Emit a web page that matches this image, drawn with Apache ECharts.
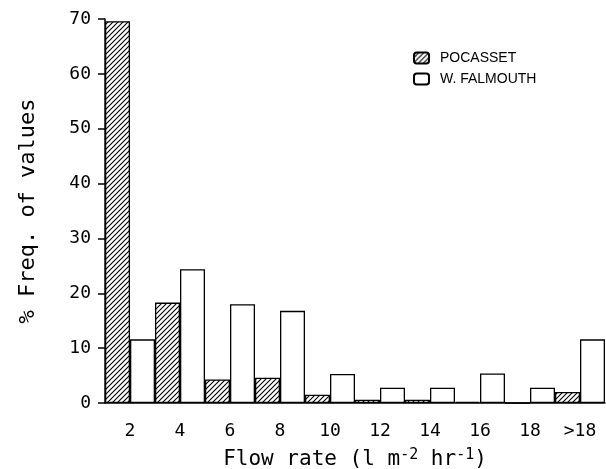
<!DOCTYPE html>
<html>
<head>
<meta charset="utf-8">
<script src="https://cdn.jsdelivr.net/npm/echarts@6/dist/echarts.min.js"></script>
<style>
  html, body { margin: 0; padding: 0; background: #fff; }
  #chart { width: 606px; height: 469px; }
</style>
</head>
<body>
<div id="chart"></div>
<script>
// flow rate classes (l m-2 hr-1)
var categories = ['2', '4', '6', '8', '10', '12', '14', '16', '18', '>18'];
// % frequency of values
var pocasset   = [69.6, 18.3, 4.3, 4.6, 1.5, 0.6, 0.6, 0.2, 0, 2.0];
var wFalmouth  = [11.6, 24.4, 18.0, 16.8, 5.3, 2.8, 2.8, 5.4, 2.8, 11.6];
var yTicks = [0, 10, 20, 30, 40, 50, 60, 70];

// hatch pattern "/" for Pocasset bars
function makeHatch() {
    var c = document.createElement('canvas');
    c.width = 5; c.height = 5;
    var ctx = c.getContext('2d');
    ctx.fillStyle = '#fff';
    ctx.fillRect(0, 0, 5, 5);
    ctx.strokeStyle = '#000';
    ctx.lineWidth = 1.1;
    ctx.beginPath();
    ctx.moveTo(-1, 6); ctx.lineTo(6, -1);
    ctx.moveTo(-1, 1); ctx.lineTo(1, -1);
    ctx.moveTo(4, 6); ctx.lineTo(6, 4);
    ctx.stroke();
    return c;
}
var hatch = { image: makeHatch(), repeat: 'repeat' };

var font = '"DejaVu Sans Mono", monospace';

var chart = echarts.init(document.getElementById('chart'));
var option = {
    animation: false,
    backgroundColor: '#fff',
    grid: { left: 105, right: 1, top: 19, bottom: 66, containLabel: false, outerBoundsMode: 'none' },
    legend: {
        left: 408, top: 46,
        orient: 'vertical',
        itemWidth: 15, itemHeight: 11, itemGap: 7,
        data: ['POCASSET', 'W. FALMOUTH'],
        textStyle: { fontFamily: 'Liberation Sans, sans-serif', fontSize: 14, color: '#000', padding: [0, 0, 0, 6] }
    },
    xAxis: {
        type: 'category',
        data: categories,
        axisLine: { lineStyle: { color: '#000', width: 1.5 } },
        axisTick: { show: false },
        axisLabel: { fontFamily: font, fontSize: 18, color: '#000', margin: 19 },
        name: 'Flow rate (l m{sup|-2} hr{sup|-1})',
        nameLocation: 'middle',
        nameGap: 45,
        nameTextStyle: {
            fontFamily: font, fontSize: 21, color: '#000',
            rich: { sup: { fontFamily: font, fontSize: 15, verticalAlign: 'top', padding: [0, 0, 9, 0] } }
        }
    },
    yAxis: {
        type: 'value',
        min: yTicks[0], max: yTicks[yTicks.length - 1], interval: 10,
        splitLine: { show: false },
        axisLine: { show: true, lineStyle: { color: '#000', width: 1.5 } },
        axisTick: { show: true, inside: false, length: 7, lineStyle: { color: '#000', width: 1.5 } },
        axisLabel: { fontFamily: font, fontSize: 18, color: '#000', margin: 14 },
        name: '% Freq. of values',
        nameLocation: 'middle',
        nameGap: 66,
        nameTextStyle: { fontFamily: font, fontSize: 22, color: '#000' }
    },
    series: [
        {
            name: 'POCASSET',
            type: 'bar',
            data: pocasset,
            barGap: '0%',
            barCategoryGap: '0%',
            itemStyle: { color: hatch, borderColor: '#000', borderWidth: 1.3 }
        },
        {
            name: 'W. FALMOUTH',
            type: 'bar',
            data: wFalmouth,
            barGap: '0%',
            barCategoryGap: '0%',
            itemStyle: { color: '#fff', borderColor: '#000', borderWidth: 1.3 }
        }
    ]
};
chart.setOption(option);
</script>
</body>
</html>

> _Exercise description_
Transcribe the preceding listing in its entirety and with exact wording, leaving out pictures.

> _Expected output_
Emit a web page that matches this image, drawn with Apache ECharts.
<!DOCTYPE html>
<html>
<head>
<meta charset="utf-8">
<script src="https://cdn.jsdelivr.net/npm/echarts@6/dist/echarts.min.js"></script>
<style>
  html, body { margin: 0; padding: 0; background: #fff; }
  #chart { width: 606px; height: 469px; }
</style>
</head>
<body>
<div id="chart"></div>
<script>
// flow rate classes (l m-2 hr-1)
var categories = ['2', '4', '6', '8', '10', '12', '14', '16', '18', '>18'];
// % frequency of values
var pocasset   = [69.6, 18.3, 4.3, 4.6, 1.5, 0.6, 0.6, 0.2, 0, 2.0];
var wFalmouth  = [11.6, 24.4, 18.0, 16.8, 5.3, 2.8, 2.8, 5.4, 2.8, 11.6];
var yTicks = [0, 10, 20, 30, 40, 50, 60, 70];

// hatch pattern "/" for Pocasset bars
function makeHatch() {
    var c = document.createElement('canvas');
    c.width = 5; c.height = 5;
    var ctx = c.getContext('2d');
    ctx.fillStyle = '#fff';
    ctx.fillRect(0, 0, 5, 5);
    ctx.strokeStyle = '#000';
    ctx.lineWidth = 1.1;
    ctx.beginPath();
    ctx.moveTo(-1, 6); ctx.lineTo(6, -1);
    ctx.moveTo(-1, 1); ctx.lineTo(1, -1);
    ctx.moveTo(4, 6); ctx.lineTo(6, 4);
    ctx.stroke();
    return c;
}
var hatch = { image: makeHatch(), repeat: 'repeat' };

var font = '"DejaVu Sans Mono", monospace';

var chart = echarts.init(document.getElementById('chart'));
var option = {
    animation: false,
    backgroundColor: '#fff',
    grid: { left: 105, right: 1, top: 19, bottom: 66, containLabel: false, outerBoundsMode: 'none' },
    legend: {
        left: 408, top: 46,
        orient: 'vertical',
        itemWidth: 15, itemHeight: 11, itemGap: 7,
        data: ['POCASSET', 'W. FALMOUTH'],
        textStyle: { fontFamily: 'Liberation Sans, sans-serif', fontSize: 14, color: '#000', padding: [0, 0, 0, 6] }
    },
    xAxis: {
        type: 'category',
        data: categories,
        axisLine: { lineStyle: { color: '#000', width: 1.5 } },
        axisTick: { show: false },
        axisLabel: { fontFamily: font, fontSize: 18, color: '#000', margin: 19 },
        name: 'Flow rate (l m{sup|-2} hr{sup|-1})',
        nameLocation: 'middle',
        nameGap: 45,
        nameTextStyle: {
            fontFamily: font, fontSize: 21, color: '#000',
            rich: { sup: { fontFamily: font, fontSize: 15, verticalAlign: 'top', padding: [0, 0, 9, 0] } }
        }
    },
    yAxis: {
        type: 'value',
        min: yTicks[0], max: yTicks[yTicks.length - 1], interval: 10,
        splitLine: { show: false },
        axisLine: { show: true, lineStyle: { color: '#000', width: 1.5 } },
        axisTick: { show: true, inside: false, length: 7, lineStyle: { color: '#000', width: 1.5 } },
        axisLabel: { fontFamily: font, fontSize: 18, color: '#000', margin: 14 },
        name: '% Freq. of values',
        nameLocation: 'middle',
        nameGap: 66,
        nameTextStyle: { fontFamily: font, fontSize: 22, color: '#000' }
    },
    series: [
        {
            name: 'POCASSET',
            type: 'bar',
            data: pocasset,
            barGap: '0%',
            barCategoryGap: '0%',
            itemStyle: { color: hatch, borderColor: '#000', borderWidth: 1.3 }
        },
        {
            name: 'W. FALMOUTH',
            type: 'bar',
            data: wFalmouth,
            barGap: '0%',
            barCategoryGap: '0%',
            itemStyle: { color: '#fff', borderColor: '#000', borderWidth: 1.3 }
        }
    ]
};
chart.setOption(option);
</script>
</body>
</html>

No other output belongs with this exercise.